■ **Records provided**
------------------------

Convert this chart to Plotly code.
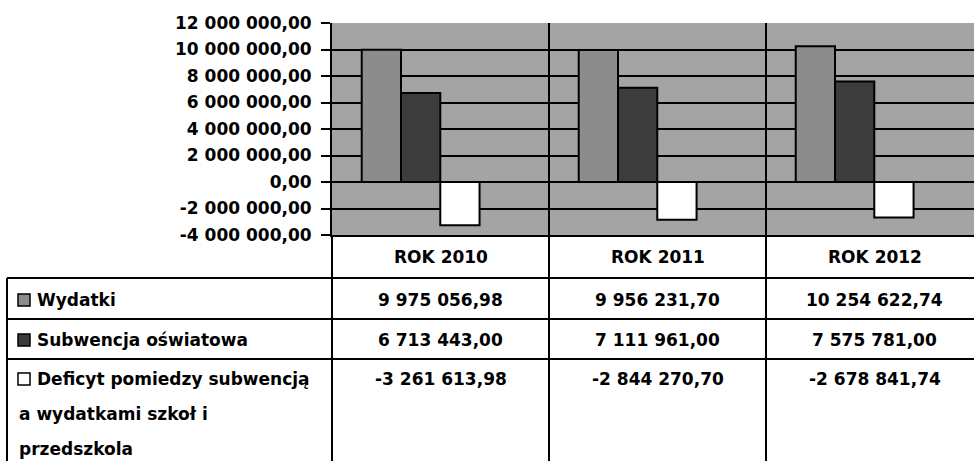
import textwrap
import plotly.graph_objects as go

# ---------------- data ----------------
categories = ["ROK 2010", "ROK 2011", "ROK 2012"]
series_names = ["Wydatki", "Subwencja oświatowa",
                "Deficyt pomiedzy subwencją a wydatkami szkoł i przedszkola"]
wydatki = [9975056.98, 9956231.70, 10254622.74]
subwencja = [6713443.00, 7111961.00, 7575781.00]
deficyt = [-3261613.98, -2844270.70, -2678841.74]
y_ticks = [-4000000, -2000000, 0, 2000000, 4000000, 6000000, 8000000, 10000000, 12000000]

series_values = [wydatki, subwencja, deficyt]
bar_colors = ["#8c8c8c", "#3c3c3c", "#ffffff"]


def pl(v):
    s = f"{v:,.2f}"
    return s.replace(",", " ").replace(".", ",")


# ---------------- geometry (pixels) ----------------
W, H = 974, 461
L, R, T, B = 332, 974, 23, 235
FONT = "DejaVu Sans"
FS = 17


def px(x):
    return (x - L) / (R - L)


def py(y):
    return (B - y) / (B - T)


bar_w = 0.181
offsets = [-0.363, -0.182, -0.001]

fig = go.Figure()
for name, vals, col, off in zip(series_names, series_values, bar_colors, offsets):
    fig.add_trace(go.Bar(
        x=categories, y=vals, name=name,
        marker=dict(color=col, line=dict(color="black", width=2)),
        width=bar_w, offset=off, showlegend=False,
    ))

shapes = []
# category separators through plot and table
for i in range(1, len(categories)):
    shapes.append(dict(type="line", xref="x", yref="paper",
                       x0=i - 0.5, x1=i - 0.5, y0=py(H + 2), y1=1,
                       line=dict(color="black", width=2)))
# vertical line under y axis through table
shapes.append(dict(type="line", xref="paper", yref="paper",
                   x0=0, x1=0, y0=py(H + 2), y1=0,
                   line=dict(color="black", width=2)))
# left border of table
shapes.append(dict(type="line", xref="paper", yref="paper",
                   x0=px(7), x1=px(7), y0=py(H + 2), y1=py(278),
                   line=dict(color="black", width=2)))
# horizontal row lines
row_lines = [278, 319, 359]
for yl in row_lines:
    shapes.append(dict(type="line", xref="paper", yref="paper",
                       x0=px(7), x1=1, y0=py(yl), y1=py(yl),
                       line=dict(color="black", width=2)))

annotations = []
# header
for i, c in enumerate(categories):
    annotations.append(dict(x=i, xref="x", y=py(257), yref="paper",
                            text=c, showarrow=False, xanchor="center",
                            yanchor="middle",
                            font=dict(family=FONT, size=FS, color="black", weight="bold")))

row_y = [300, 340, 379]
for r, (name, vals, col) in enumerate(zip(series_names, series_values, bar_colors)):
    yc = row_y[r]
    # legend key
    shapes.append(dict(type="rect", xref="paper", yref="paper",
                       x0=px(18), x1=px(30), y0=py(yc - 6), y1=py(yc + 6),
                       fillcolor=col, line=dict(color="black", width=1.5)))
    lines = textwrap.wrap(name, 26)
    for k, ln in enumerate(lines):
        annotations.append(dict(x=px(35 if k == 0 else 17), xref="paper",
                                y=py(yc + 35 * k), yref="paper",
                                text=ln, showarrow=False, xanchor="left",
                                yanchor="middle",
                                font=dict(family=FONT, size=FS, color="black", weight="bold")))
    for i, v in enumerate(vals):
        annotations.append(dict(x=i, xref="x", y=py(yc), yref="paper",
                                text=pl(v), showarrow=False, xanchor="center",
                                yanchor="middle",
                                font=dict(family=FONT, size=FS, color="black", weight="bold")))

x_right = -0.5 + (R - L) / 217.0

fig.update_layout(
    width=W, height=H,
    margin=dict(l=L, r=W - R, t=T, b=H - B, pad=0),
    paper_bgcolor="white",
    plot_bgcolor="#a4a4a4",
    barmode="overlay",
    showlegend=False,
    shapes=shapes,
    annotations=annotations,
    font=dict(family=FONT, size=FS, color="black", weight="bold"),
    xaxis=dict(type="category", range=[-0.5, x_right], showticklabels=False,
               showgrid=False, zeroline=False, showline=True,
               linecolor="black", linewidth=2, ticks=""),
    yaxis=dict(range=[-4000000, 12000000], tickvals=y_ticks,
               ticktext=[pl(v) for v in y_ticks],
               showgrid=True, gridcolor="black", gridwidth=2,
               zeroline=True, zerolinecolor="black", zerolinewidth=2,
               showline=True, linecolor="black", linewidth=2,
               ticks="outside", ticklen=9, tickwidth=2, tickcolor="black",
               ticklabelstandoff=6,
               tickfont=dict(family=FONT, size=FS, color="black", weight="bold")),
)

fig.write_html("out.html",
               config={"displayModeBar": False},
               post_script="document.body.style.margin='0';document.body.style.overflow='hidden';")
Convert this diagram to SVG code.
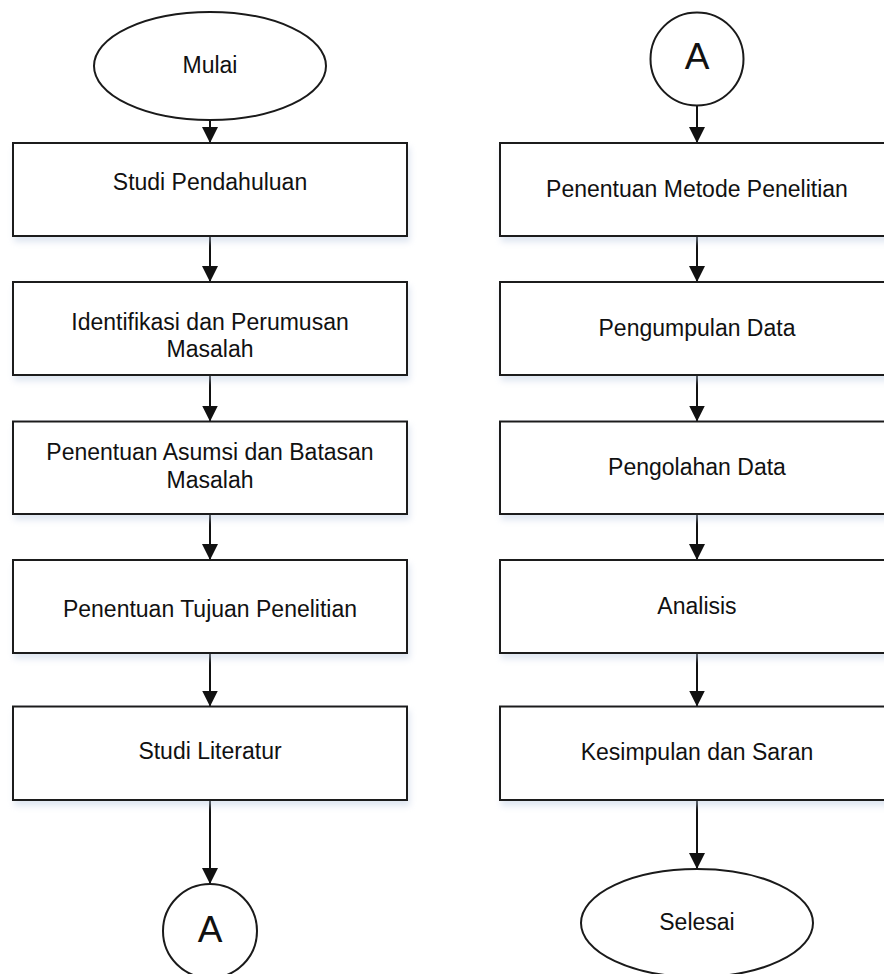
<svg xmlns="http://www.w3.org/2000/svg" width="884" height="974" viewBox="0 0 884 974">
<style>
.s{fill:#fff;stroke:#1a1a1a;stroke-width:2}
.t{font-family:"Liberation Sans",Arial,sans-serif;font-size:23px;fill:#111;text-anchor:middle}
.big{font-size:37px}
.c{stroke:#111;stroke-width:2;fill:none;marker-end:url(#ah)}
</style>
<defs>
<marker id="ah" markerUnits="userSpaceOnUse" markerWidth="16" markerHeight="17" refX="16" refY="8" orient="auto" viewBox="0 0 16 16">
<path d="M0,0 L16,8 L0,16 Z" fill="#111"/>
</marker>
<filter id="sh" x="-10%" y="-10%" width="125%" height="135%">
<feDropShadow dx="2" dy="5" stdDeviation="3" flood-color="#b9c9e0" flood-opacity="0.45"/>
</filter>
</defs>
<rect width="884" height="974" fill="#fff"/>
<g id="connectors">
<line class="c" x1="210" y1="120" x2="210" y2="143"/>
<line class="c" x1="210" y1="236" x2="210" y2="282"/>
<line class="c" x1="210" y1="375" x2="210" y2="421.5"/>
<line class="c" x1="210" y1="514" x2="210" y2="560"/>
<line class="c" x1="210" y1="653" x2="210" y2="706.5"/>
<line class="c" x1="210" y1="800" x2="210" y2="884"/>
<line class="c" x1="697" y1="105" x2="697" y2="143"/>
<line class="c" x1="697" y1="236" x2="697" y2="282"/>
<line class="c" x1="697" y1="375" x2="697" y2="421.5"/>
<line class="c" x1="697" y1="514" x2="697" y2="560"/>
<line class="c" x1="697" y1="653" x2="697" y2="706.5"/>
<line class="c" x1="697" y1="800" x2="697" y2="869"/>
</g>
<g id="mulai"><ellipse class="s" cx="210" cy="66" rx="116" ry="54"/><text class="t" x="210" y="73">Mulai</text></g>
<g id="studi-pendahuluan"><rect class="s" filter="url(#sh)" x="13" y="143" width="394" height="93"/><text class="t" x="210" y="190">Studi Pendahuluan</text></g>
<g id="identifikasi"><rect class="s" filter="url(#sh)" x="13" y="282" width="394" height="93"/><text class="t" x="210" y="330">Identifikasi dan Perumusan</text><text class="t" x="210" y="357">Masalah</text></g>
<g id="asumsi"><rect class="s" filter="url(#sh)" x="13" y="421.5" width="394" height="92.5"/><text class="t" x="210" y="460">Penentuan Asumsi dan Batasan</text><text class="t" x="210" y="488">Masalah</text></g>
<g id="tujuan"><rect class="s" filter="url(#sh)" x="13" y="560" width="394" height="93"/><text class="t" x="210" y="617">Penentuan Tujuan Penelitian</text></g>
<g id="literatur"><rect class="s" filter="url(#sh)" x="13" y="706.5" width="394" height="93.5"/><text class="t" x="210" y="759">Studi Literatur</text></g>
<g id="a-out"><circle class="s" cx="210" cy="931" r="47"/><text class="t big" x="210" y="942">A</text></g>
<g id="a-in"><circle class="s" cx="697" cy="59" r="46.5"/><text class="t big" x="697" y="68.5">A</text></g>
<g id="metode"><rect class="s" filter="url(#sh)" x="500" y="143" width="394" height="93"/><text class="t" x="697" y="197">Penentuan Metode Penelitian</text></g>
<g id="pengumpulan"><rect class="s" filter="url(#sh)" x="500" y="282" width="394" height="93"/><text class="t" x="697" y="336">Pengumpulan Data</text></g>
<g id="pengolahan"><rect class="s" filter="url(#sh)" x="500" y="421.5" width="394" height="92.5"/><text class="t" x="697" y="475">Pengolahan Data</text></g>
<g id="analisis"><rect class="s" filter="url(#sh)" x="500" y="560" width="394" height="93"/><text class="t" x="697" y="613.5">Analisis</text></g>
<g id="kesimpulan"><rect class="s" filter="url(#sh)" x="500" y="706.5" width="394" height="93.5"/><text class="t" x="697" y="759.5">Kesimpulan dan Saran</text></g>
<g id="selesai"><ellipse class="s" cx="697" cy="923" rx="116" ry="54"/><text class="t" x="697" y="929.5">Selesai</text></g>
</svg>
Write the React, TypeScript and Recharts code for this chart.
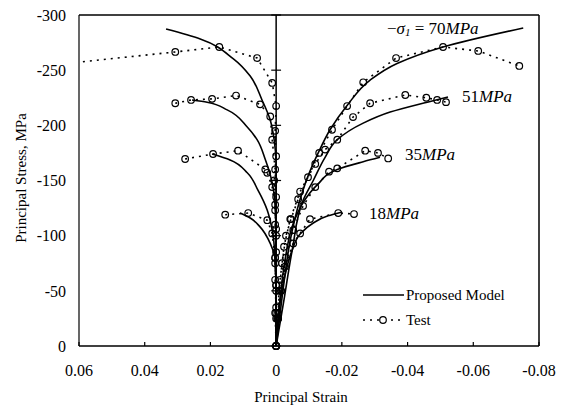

------------------------

■ **Aim of the task**
Would you reproduce the lines above, from the very first through the line containing "8000000, 10000000, 12000000]", exactly and without the pictures?

■ **Solution to this problem**
Convert this chart to Plotly code.
import textwrap
import plotly.graph_objects as go

# ---------------- data ----------------
categories = ["ROK 2010", "ROK 2011", "ROK 2012"]
series_names = ["Wydatki", "Subwencja oświatowa",
                "Deficyt pomiedzy subwencją a wydatkami szkoł i przedszkola"]
wydatki = [9975056.98, 9956231.70, 10254622.74]
subwencja = [6713443.00, 7111961.00, 7575781.00]
deficyt = [-3261613.98, -2844270.70, -2678841.74]
y_ticks = [-4000000, -2000000, 0, 2000000, 4000000, 6000000, 8000000, 10000000, 12000000]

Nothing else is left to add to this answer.